Repeat everything from the first line of the listing below through the line that contains "2006, 2007, 2008, 2009, 2010, 2011, 2012, 2013, 2014, 2015]", exactly. Leave out pictures.

───── DATA ENTRIES ─────

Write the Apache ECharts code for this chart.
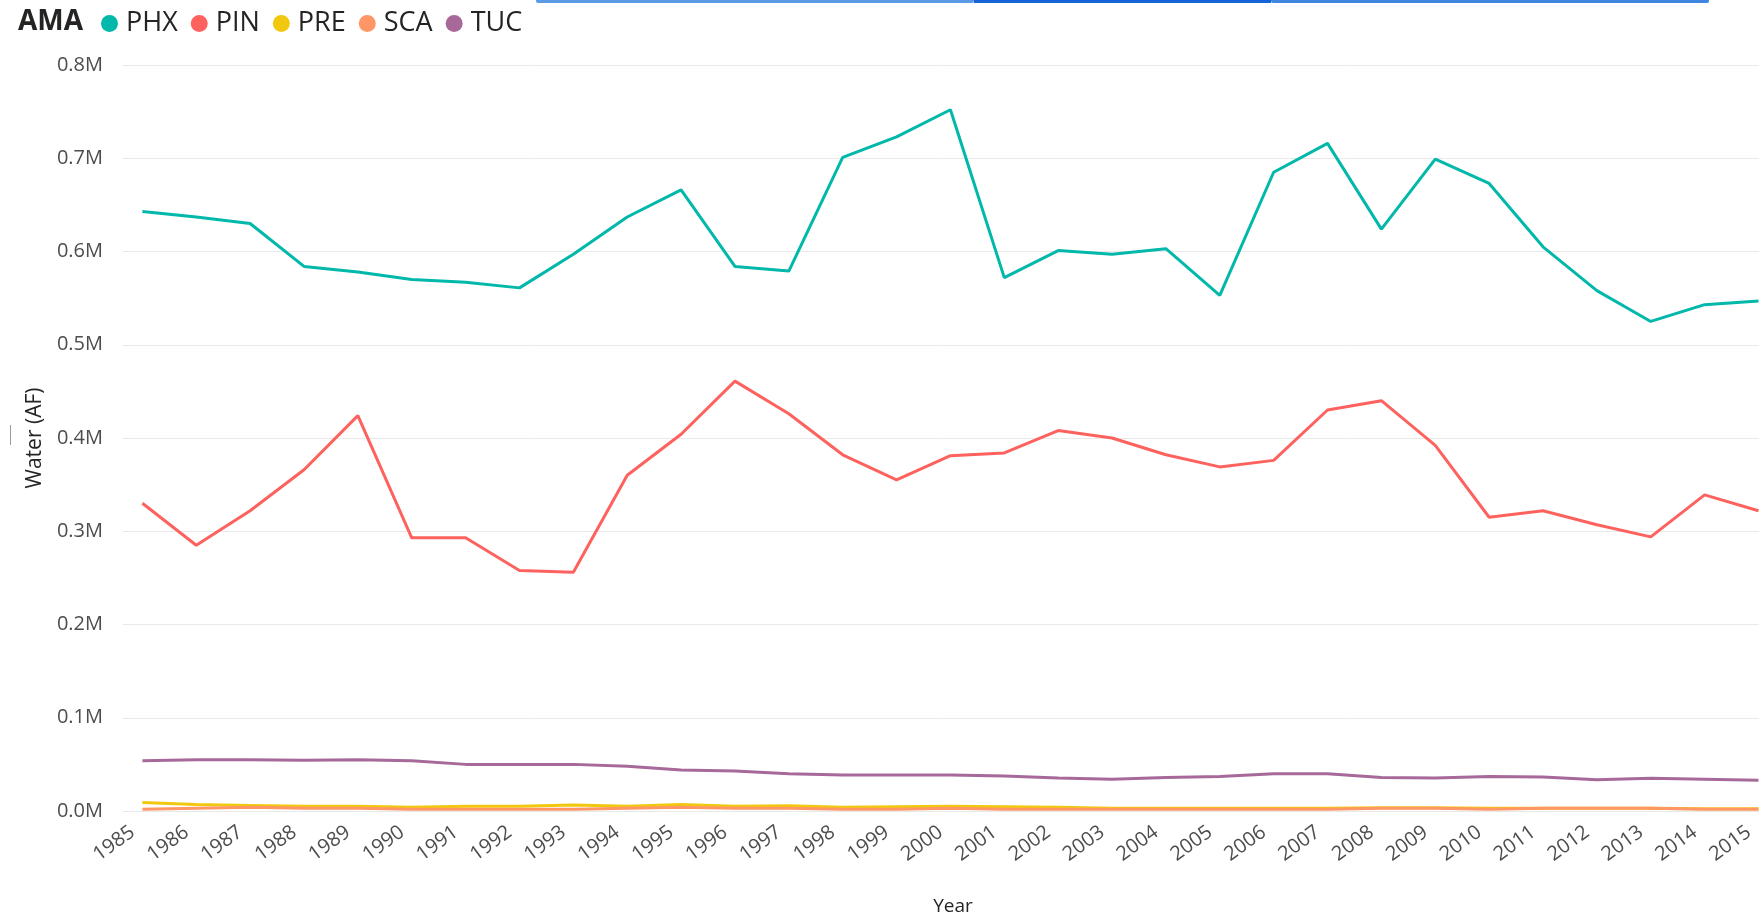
<!DOCTYPE html>
<html>
<head>
<meta charset="utf-8">
<title>Water (AF) by Year and AMA</title>
<script src="https://cdn.jsdelivr.net/npm/echarts@6/dist/echarts.min.js"></script>
<style>
  html, body { margin: 0; padding: 0; background: #fff; }
  #chart { width: 1759px; height: 917px; }
</style>
</head>
<body>
<div id="chart"></div>
<script>
// tick labels on the x axis (one per year)
const years = [1985, 1986, 1987, 1988, 1989, 1990, 1991, 1992, 1993, 1994, 1995,
  1996, 1997, 1998, 1999, 2000, 2001, 2002, 2003, 2004, 2005,
  2006, 2007, 2008, 2009, 2010, 2011, 2012, 2013, 2014, 2015]

// water use per AMA, acre-feet
const phx = [643000, 637000, 630000, 584000, 578000, 570000, 567000, 561000, 597000, 637000, 666000,
  584000, 579000, 701000, 723000, 752000, 572000, 601000, 597000, 603000, 553000,
  685000, 716000, 624000, 699000, 673000, 605000, 558000, 525000, 543000, 547000]
const pin = [330000, 285000, 322000, 366000, 424000, 293000, 293000, 258000, 256000, 360000, 404000,
  461000, 426000, 382000, 355000, 381000, 384000, 408000, 400000, 382000, 369000,
  376000, 430000, 440000, 392000, 315000, 322000, 307000, 294000, 339000, 322000]
const pre = [9000, 7000, 6000, 5000, 5000, 4000, 5000, 5000, 6500, 5000, 7000,
  5000, 5500, 4000, 4500, 5000, 4500, 4000, 3000, 3000, 3000,
  3000, 3000, 3500, 3500, 3000, 3000, 3000, 3000, 2500, 2500]
const sca = [2000, 3000, 4000, 3000, 3000, 2000, 2000, 2000, 2000, 3000, 4000,
  3000, 3000, 2000, 2000, 3000, 2000, 2000, 2000, 2000, 2000,
  2000, 2000, 3000, 3000, 2000, 3000, 3000, 3000, 2000, 2000]
const tuc = [54000, 55000, 55000, 54500, 55000, 54000, 50000, 50000, 50000, 48000, 44000,
  43000, 40000, 38500, 38500, 38500, 37500, 35500, 34000, 36000, 37000,
  40000, 40000, 36000, 35500, 37000, 36500, 33500, 35000, 34000, 33000]

const amaNames = ['PHX', 'PIN', 'PRE', 'SCA', 'TUC']
const amaValues = [phx, pin, pre, sca, tuc]
const palette = ['#01B8AA', '#FD625E', '#F2C80F', '#FE9666', '#A66999']

const FONT = "'Segoe UI', 'Open Sans', sans-serif"

const chart = echarts.init(document.getElementById('chart'))

const option = {
  backgroundColor: '#fff',
  animation: false,
  color: palette,
  title: {
    text: 'AMA',
    left: 13,
    top: 3,
    textStyle: { fontFamily: FONT, fontSize: 28, fontWeight: 'bold', color: '#252423' },
  },
  legend: {
    left: 96,
    top: 5,
    icon: 'circle',
    itemWidth: 17,
    itemHeight: 17,
    itemGap: 13,
    data: amaNames,
    textStyle: { fontFamily: FONT, fontSize: 27, color: '#252423', padding: [0, 0, 0, 3] },
  },
  grid: {
    left: 123,
    top: 65,
    bottom: 106,
    width: 1660,
    outerBoundsMode: 'none',
  },
  xAxis: {
    type: 'value',
    min: 1984.64,
    max: 2015.455,
    name: 'Year',
    nameLocation: 'middle',
    nameGap: 86,
    nameTextStyle: { fontFamily: FONT, fontSize: 19, color: '#252423' },
    axisLine: { show: false },
    axisTick: { show: false },
    splitLine: { show: false },
    axisLabel: {
      customValues: years,
      rotate: 36,
      margin: 12,
      padding: [0, 12, 0, 0],
      fontFamily: FONT,
      fontSize: 20,
      color: '#4F4D4B',
      formatter: (v) => String(Math.round(v)),
    },
  },
  yAxis: {
    type: 'value',
    min: 0,
    max: 800000,
    interval: 100000,
    name: 'Water (AF)',
    nameLocation: 'middle',
    nameGap: 72,
    nameTextStyle: { fontFamily: FONT, fontSize: 21, color: '#252423' },
    axisLine: { show: false },
    axisTick: { show: false },
    splitLine: { lineStyle: { color: '#E9E9E9', width: 1 } },
    axisLabel: {
      margin: 20,
      fontFamily: FONT,
      fontSize: 20,
      color: '#4F4D4B',
      formatter: (v) => (v / 1000000).toFixed(1) + 'M',
    },
  },
  series: amaNames.map((name, i) => ({
    name: name,
    type: 'line',
    symbol: 'none',
    lineStyle: { width: 3, color: palette[i] },
    itemStyle: { color: palette[i] },
    data: years.map((y, j) => [y, amaValues[i][j]]),
  })),
  graphic: [
    // the selection bar cut off at the top of the screenshot
    { type: 'rect', shape: { x: 536, y: 0, width: 438, height: 3, r: [0, 0, 2, 2] }, style: { fill: '#5B9BE6' } },
    { type: 'rect', shape: { x: 974, y: 0, width: 297, height: 3 }, style: { fill: '#1565D8' } },
    { type: 'rect', shape: { x: 1271, y: 0, width: 438, height: 3, r: [0, 0, 2, 2] }, style: { fill: '#3F86E0' } },
    { type: 'line', shape: { x1: 10.5, y1: 425, x2: 10.5, y2: 445 }, style: { stroke: '#9A9A9A', lineWidth: 1 } },
  ],
}

chart.setOption(option)
</script>
</body>
</html>
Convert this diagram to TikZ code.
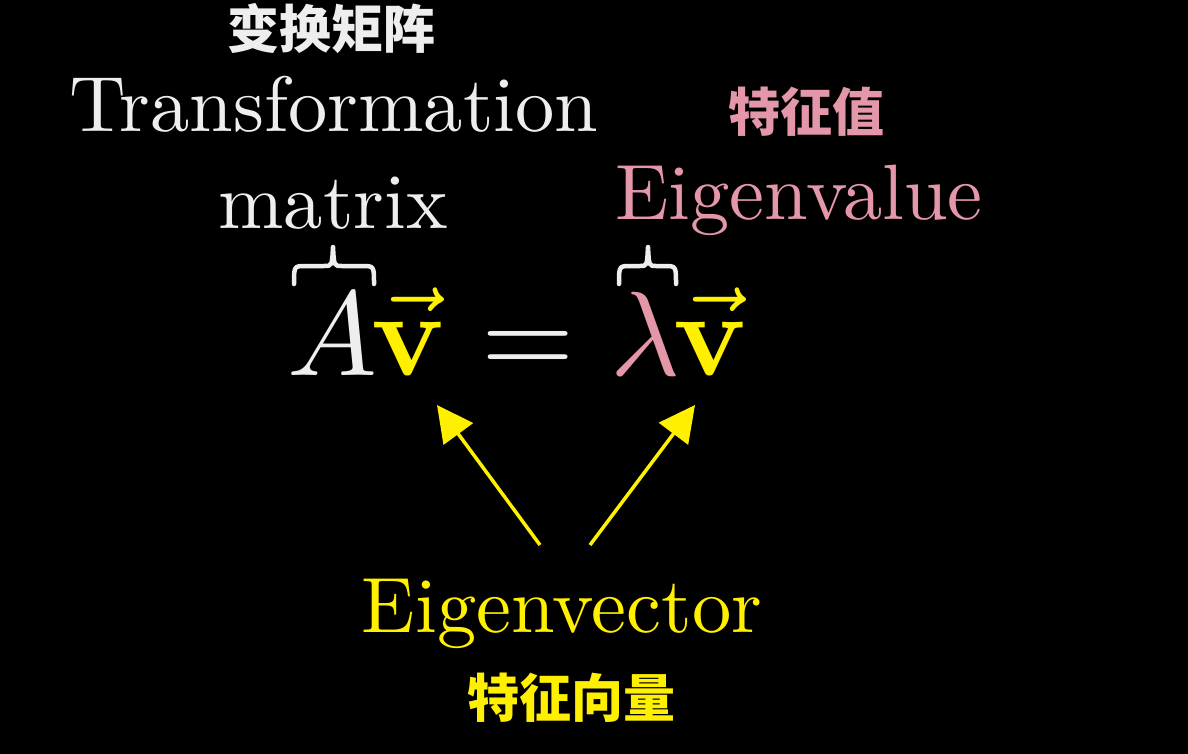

─────

EXERCISE OUTPUT:
Write the Apache ECharts code for this chart.
<!DOCTYPE html>
<html>
<head>
<meta charset="utf-8">
<title>Water (AF) by Year and AMA</title>
<script src="https://cdn.jsdelivr.net/npm/echarts@6/dist/echarts.min.js"></script>
<style>
  html, body { margin: 0; padding: 0; background: #fff; }
  #chart { width: 1759px; height: 917px; }
</style>
</head>
<body>
<div id="chart"></div>
<script>
// tick labels on the x axis (one per year)
const years = [1985, 1986, 1987, 1988, 1989, 1990, 1991, 1992, 1993, 1994, 1995,
  1996, 1997, 1998, 1999, 2000, 2001, 2002, 2003, 2004, 2005,
  2006, 2007, 2008, 2009, 2010, 2011, 2012, 2013, 2014, 2015]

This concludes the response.